Friday, May 11, 2012

Where Would We Be Without "Silent Spring"

By Luan Madani

          Rachel Carson’s Silent Spring brought out many key issues in environmental negligence that I believe we should all be aware of. Pesticide use has been widespread for decades and many people do not think twice about it. On the surface, we know that pesticides are harmful to humans and we know what it does to plants and insects. Unfortunately, there is more to it than that we think we have knowledge of and Rachel Carson brings up those points. She argues that uncontrolled pesticide use is not only killing animals and birds, but humans as well and over the long term, it can become a bigger problem that we think.
          While Carson is not advocating complete discontinuation of pesticides, as she sees the value in helpful ones, she does support education about the chemicals and controlled use.
          Published in 1962, this book was a step in the right direction, certainly in that time, to uncover truth that many people may not be aware of. The book did its job as soon afterwards a science advisory committee under President John F. Kennedy investigated Carson’s claims and found them to be accurate.
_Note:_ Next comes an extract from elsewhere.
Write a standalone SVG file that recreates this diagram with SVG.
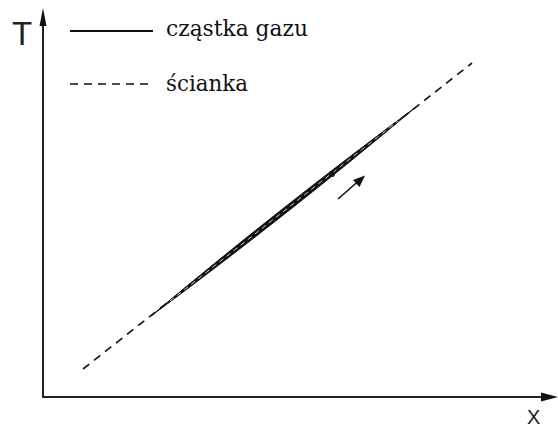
<svg xmlns="http://www.w3.org/2000/svg" width="558" height="427" viewBox="0 0 558 427">
<style>
.ax{stroke:#222;stroke-width:2;fill:none}
.dash{stroke:#111;stroke-width:1.6;stroke-dasharray:8 6;fill:none}
.serif{font-size:23px;fill:#111;font-family:"DejaVu Serif","Liberation Serif",serif}
.sans{fill:#222;font-family:"Liberation Sans",Arial,sans-serif}
</style>
<rect width="558" height="427" fill="#fff"/>
<g id="axes">
<line class="ax" x1="43" y1="398" x2="43" y2="22"/>
<polygon points="43,8 39.5,26 46.5,26" fill="#111"/>
<line class="ax" x1="42" y1="397" x2="545" y2="397"/>
<polygon points="558,397 541,392.5 541,401.5" fill="#111"/>
<text class="sans" x="12" y="45" font-size="33">T</text>
<text class="sans" x="527" y="424" font-size="20">X</text>
</g>
<g id="legend">
<line x1="70" y1="31" x2="153" y2="31" stroke="#111" stroke-width="2"/>
<text class="serif" x="166" y="36" textLength="142" lengthAdjust="spacingAndGlyphs">cząstka gazu</text>
<line class="dash" x1="70" y1="84" x2="152" y2="84"/>
<text class="serif" x="166" y="91" textLength="82" lengthAdjust="spacingAndGlyphs">ścianka</text>
</g>
<g id="connectors">
<g id="wall">
<line class="dash" x1="83" y1="369" x2="472" y2="63"/>
</g>
<g id="particle">
<path d="M151,316 C241.5,249 329.9,179.4 416,107 C325.5,174 237.1,243.6 151,316 Z" fill="#111" stroke="#111" stroke-width="1"/>
<line x1="170" y1="301" x2="398" y2="121" stroke="#fff" stroke-width="0.8" stroke-dasharray="5 4"/>
<circle cx="332" cy="174" r="3" fill="#111"/>
</g>
<g id="direction">
<line x1="338" y1="199" x2="358" y2="181.5" stroke="#111" stroke-width="1.6"/>
<polygon points="365,175.5 353,180 359.5,187" fill="#111"/>
</g>
</g>
</svg>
This then led to regulations of chemical pesticides being strengthened.
          This book is a very important piece in American Literature because of what it has done in terms of raising awareness on a key environmental issue. The way I see it, had this book not been written and published when it had been, we would have continued to use chemical pesticides irresponsibly and the lives of animals, birds and even humans would have been in jeopardy. This book helped prevent that and educated many people on a danger that could have gotten out of control. This book also opened the doors for future research on chemical pesticides which, in turn, has made them safer and used more responsibly over the years.